* _STATED EXERCISE_
Skip all pictures, then print the remaining material exactly.

____

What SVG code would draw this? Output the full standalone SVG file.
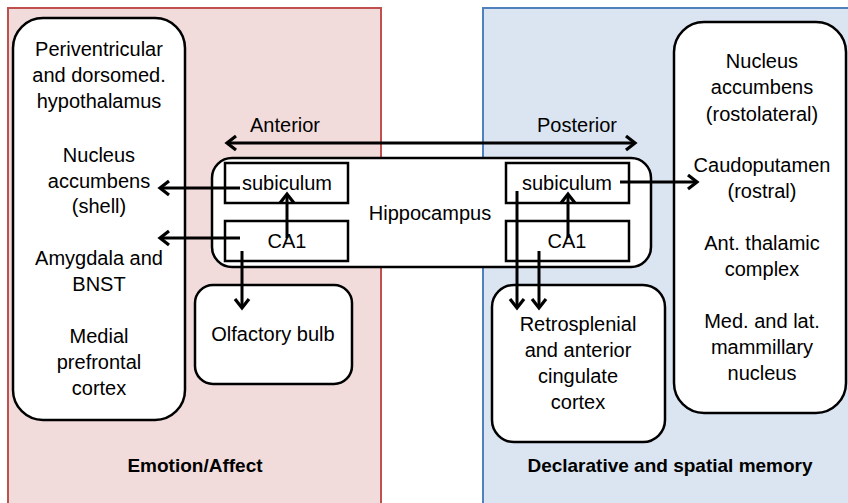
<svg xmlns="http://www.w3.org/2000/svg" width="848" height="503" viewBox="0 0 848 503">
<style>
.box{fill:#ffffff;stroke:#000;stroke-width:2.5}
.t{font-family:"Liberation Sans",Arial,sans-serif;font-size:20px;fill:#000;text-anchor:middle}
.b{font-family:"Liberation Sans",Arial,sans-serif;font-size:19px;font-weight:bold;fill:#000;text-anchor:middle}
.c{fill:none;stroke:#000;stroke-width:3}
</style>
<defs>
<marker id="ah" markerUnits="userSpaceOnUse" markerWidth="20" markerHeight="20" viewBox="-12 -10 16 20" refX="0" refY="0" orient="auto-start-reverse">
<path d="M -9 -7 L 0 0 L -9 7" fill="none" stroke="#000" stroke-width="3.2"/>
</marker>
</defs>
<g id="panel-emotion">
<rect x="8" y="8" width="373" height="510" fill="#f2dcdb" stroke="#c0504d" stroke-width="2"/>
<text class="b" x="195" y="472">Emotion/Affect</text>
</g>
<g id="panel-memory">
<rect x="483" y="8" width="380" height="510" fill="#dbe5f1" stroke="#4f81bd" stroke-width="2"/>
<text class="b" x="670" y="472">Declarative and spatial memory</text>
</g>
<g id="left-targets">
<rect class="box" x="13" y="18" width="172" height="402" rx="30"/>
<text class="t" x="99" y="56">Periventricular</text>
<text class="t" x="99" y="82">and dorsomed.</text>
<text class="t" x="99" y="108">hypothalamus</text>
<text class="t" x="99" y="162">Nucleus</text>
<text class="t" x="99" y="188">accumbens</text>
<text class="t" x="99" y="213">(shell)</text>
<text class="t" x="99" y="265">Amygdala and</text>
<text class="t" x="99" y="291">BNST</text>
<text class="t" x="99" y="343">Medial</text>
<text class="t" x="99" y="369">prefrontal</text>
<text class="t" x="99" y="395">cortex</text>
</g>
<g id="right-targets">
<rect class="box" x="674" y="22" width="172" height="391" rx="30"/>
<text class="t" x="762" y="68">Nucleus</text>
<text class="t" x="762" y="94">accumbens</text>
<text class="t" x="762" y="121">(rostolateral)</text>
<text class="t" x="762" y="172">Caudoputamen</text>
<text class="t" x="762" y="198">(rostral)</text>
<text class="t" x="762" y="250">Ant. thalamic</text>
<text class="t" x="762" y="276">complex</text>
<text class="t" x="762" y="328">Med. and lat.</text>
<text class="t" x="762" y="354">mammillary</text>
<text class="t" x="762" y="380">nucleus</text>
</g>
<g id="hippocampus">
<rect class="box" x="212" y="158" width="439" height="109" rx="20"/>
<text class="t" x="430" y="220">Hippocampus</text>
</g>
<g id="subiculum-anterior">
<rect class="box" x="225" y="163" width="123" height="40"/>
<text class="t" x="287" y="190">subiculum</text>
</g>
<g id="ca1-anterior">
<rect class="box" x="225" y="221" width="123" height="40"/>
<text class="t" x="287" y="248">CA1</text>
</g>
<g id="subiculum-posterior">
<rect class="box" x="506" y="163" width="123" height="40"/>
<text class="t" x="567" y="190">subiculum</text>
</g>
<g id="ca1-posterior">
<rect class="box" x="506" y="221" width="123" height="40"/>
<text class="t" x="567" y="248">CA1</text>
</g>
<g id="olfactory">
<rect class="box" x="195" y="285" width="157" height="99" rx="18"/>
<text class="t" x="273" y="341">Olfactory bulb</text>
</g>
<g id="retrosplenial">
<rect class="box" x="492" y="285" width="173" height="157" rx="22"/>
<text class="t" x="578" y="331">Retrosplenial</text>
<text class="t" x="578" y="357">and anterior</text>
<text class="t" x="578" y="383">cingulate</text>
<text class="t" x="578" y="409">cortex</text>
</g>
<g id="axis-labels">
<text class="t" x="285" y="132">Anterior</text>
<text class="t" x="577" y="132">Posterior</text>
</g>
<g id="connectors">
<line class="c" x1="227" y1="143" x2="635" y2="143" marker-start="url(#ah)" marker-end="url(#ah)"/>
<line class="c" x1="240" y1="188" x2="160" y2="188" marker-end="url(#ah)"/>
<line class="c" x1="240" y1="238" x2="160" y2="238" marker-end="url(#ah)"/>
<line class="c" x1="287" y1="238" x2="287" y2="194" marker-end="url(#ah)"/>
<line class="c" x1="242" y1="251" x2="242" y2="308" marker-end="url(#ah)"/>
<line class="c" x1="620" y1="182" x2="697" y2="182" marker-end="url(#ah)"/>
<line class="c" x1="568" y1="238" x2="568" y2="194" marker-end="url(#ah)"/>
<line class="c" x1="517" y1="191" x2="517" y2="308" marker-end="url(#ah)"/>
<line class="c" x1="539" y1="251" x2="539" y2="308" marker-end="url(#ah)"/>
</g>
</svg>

____

* _ANSWER FOR THE TASK_
What SVG code would draw this? Output the full standalone SVG file.
<svg xmlns="http://www.w3.org/2000/svg" width="848" height="503" viewBox="0 0 848 503">
<style>
.box{fill:#ffffff;stroke:#000;stroke-width:2.5}
.t{font-family:"Liberation Sans",Arial,sans-serif;font-size:20px;fill:#000;text-anchor:middle}
.b{font-family:"Liberation Sans",Arial,sans-serif;font-size:19px;font-weight:bold;fill:#000;text-anchor:middle}
.c{fill:none;stroke:#000;stroke-width:3}
</style>
<defs>
<marker id="ah" markerUnits="userSpaceOnUse" markerWidth="20" markerHeight="20" viewBox="-12 -10 16 20" refX="0" refY="0" orient="auto-start-reverse">
<path d="M -9 -7 L 0 0 L -9 7" fill="none" stroke="#000" stroke-width="3.2"/>
</marker>
</defs>
<g id="panel-emotion">
<rect x="8" y="8" width="373" height="510" fill="#f2dcdb" stroke="#c0504d" stroke-width="2"/>
<text class="b" x="195" y="472">Emotion/Affect</text>
</g>
<g id="panel-memory">
<rect x="483" y="8" width="380" height="510" fill="#dbe5f1" stroke="#4f81bd" stroke-width="2"/>
<text class="b" x="670" y="472">Declarative and spatial memory</text>
</g>
<g id="left-targets">
<rect class="box" x="13" y="18" width="172" height="402" rx="30"/>
<text class="t" x="99" y="56">Periventricular</text>
<text class="t" x="99" y="82">and dorsomed.</text>
<text class="t" x="99" y="108">hypothalamus</text>
<text class="t" x="99" y="162">Nucleus</text>
<text class="t" x="99" y="188">accumbens</text>
<text class="t" x="99" y="213">(shell)</text>
<text class="t" x="99" y="265">Amygdala and</text>
<text class="t" x="99" y="291">BNST</text>
<text class="t" x="99" y="343">Medial</text>
<text class="t" x="99" y="369">prefrontal</text>
<text class="t" x="99" y="395">cortex</text>
</g>
<g id="right-targets">
<rect class="box" x="674" y="22" width="172" height="391" rx="30"/>
<text class="t" x="762" y="68">Nucleus</text>
<text class="t" x="762" y="94">accumbens</text>
<text class="t" x="762" y="121">(rostolateral)</text>
<text class="t" x="762" y="172">Caudoputamen</text>
<text class="t" x="762" y="198">(rostral)</text>
<text class="t" x="762" y="250">Ant. thalamic</text>
<text class="t" x="762" y="276">complex</text>
<text class="t" x="762" y="328">Med. and lat.</text>
<text class="t" x="762" y="354">mammillary</text>
<text class="t" x="762" y="380">nucleus</text>
</g>
<g id="hippocampus">
<rect class="box" x="212" y="158" width="439" height="109" rx="20"/>
<text class="t" x="430" y="220">Hippocampus</text>
</g>
<g id="subiculum-anterior">
<rect class="box" x="225" y="163" width="123" height="40"/>
<text class="t" x="287" y="190">subiculum</text>
</g>
<g id="ca1-anterior">
<rect class="box" x="225" y="221" width="123" height="40"/>
<text class="t" x="287" y="248">CA1</text>
</g>
<g id="subiculum-posterior">
<rect class="box" x="506" y="163" width="123" height="40"/>
<text class="t" x="567" y="190">subiculum</text>
</g>
<g id="ca1-posterior">
<rect class="box" x="506" y="221" width="123" height="40"/>
<text class="t" x="567" y="248">CA1</text>
</g>
<g id="olfactory">
<rect class="box" x="195" y="285" width="157" height="99" rx="18"/>
<text class="t" x="273" y="341">Olfactory bulb</text>
</g>
<g id="retrosplenial">
<rect class="box" x="492" y="285" width="173" height="157" rx="22"/>
<text class="t" x="578" y="331">Retrosplenial</text>
<text class="t" x="578" y="357">and anterior</text>
<text class="t" x="578" y="383">cingulate</text>
<text class="t" x="578" y="409">cortex</text>
</g>
<g id="axis-labels">
<text class="t" x="285" y="132">Anterior</text>
<text class="t" x="577" y="132">Posterior</text>
</g>
<g id="connectors">
<line class="c" x1="227" y1="143" x2="635" y2="143" marker-start="url(#ah)" marker-end="url(#ah)"/>
<line class="c" x1="240" y1="188" x2="160" y2="188" marker-end="url(#ah)"/>
<line class="c" x1="240" y1="238" x2="160" y2="238" marker-end="url(#ah)"/>
<line class="c" x1="287" y1="238" x2="287" y2="194" marker-end="url(#ah)"/>
<line class="c" x1="242" y1="251" x2="242" y2="308" marker-end="url(#ah)"/>
<line class="c" x1="620" y1="182" x2="697" y2="182" marker-end="url(#ah)"/>
<line class="c" x1="568" y1="238" x2="568" y2="194" marker-end="url(#ah)"/>
<line class="c" x1="517" y1="191" x2="517" y2="308" marker-end="url(#ah)"/>
<line class="c" x1="539" y1="251" x2="539" y2="308" marker-end="url(#ah)"/>
</g>
</svg>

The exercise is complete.